◆ What is expected ◆
Word for word, print each line of the listing below; pictures stay out.
──────
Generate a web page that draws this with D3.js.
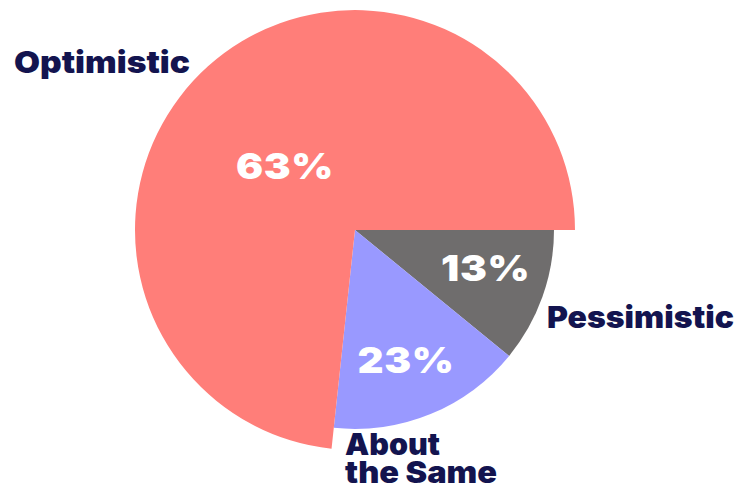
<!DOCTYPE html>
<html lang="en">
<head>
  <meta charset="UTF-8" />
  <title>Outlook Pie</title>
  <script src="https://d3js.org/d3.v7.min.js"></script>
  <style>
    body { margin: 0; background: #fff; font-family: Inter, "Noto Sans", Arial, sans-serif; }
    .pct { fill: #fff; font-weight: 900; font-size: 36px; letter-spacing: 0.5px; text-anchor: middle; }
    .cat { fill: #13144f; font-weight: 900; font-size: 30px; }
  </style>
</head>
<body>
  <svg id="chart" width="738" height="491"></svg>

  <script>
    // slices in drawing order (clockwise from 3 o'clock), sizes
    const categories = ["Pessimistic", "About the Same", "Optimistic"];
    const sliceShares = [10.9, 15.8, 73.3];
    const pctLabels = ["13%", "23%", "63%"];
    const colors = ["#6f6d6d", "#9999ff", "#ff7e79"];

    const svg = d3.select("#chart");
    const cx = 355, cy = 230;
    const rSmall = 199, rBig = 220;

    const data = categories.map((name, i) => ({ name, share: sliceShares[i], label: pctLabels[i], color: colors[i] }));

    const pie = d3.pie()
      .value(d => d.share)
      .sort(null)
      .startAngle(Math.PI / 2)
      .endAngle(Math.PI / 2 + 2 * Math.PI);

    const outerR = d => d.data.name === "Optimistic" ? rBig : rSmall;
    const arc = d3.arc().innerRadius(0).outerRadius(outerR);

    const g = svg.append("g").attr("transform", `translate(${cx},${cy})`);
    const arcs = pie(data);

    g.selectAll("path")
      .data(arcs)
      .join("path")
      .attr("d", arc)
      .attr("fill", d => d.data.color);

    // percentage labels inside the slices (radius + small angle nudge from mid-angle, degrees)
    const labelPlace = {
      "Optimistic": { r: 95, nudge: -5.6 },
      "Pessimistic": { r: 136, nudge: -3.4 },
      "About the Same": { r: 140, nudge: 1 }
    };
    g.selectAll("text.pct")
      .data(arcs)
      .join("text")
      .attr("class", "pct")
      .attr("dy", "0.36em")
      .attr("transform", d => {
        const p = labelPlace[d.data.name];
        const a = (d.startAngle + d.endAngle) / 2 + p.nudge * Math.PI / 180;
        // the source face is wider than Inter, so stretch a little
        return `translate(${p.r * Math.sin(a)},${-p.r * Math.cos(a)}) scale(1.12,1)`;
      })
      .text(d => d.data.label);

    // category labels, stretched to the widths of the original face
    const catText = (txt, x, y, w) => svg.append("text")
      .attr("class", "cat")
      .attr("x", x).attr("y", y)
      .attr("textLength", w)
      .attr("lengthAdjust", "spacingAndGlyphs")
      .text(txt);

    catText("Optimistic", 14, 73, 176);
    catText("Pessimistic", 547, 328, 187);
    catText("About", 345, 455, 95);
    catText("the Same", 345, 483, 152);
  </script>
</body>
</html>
──────
◆ Solved problem ◆
Generate a web page that draws this with D3.js.
<!DOCTYPE html>
<html lang="en">
<head>
  <meta charset="UTF-8" />
  <title>Outlook Pie</title>
  <script src="https://d3js.org/d3.v7.min.js"></script>
  <style>
    body { margin: 0; background: #fff; font-family: Inter, "Noto Sans", Arial, sans-serif; }
    .pct { fill: #fff; font-weight: 900; font-size: 36px; letter-spacing: 0.5px; text-anchor: middle; }
    .cat { fill: #13144f; font-weight: 900; font-size: 30px; }
  </style>
</head>
<body>
  <svg id="chart" width="738" height="491"></svg>

  <script>
    // slices in drawing order (clockwise from 3 o'clock), sizes
    const categories = ["Pessimistic", "About the Same", "Optimistic"];
    const sliceShares = [10.9, 15.8, 73.3];
    const pctLabels = ["13%", "23%", "63%"];
    const colors = ["#6f6d6d", "#9999ff", "#ff7e79"];

    const svg = d3.select("#chart");
    const cx = 355, cy = 230;
    const rSmall = 199, rBig = 220;

    const data = categories.map((name, i) => ({ name, share: sliceShares[i], label: pctLabels[i], color: colors[i] }));

    const pie = d3.pie()
      .value(d => d.share)
      .sort(null)
      .startAngle(Math.PI / 2)
      .endAngle(Math.PI / 2 + 2 * Math.PI);

    const outerR = d => d.data.name === "Optimistic" ? rBig : rSmall;
    const arc = d3.arc().innerRadius(0).outerRadius(outerR);

    const g = svg.append("g").attr("transform", `translate(${cx},${cy})`);
    const arcs = pie(data);

    g.selectAll("path")
      .data(arcs)
      .join("path")
      .attr("d", arc)
      .attr("fill", d => d.data.color);

    // percentage labels inside the slices (radius + small angle nudge from mid-angle, degrees)
    const labelPlace = {
      "Optimistic": { r: 95, nudge: -5.6 },
      "Pessimistic": { r: 136, nudge: -3.4 },
      "About the Same": { r: 140, nudge: 1 }
    };
    g.selectAll("text.pct")
      .data(arcs)
      .join("text")
      .attr("class", "pct")
      .attr("dy", "0.36em")
      .attr("transform", d => {
        const p = labelPlace[d.data.name];
        const a = (d.startAngle + d.endAngle) / 2 + p.nudge * Math.PI / 180;
        // the source face is wider than Inter, so stretch a little
        return `translate(${p.r * Math.sin(a)},${-p.r * Math.cos(a)}) scale(1.12,1)`;
      })
      .text(d => d.data.label);

    // category labels, stretched to the widths of the original face
    const catText = (txt, x, y, w) => svg.append("text")
      .attr("class", "cat")
      .attr("x", x).attr("y", y)
      .attr("textLength", w)
      .attr("lengthAdjust", "spacingAndGlyphs")
      .text(txt);

    catText("Optimistic", 14, 73, 176);
    catText("Pessimistic", 547, 328, 187);
    catText("About", 345, 455, 95);
    catText("the Same", 345, 483, 152);
  </script>
</body>
</html>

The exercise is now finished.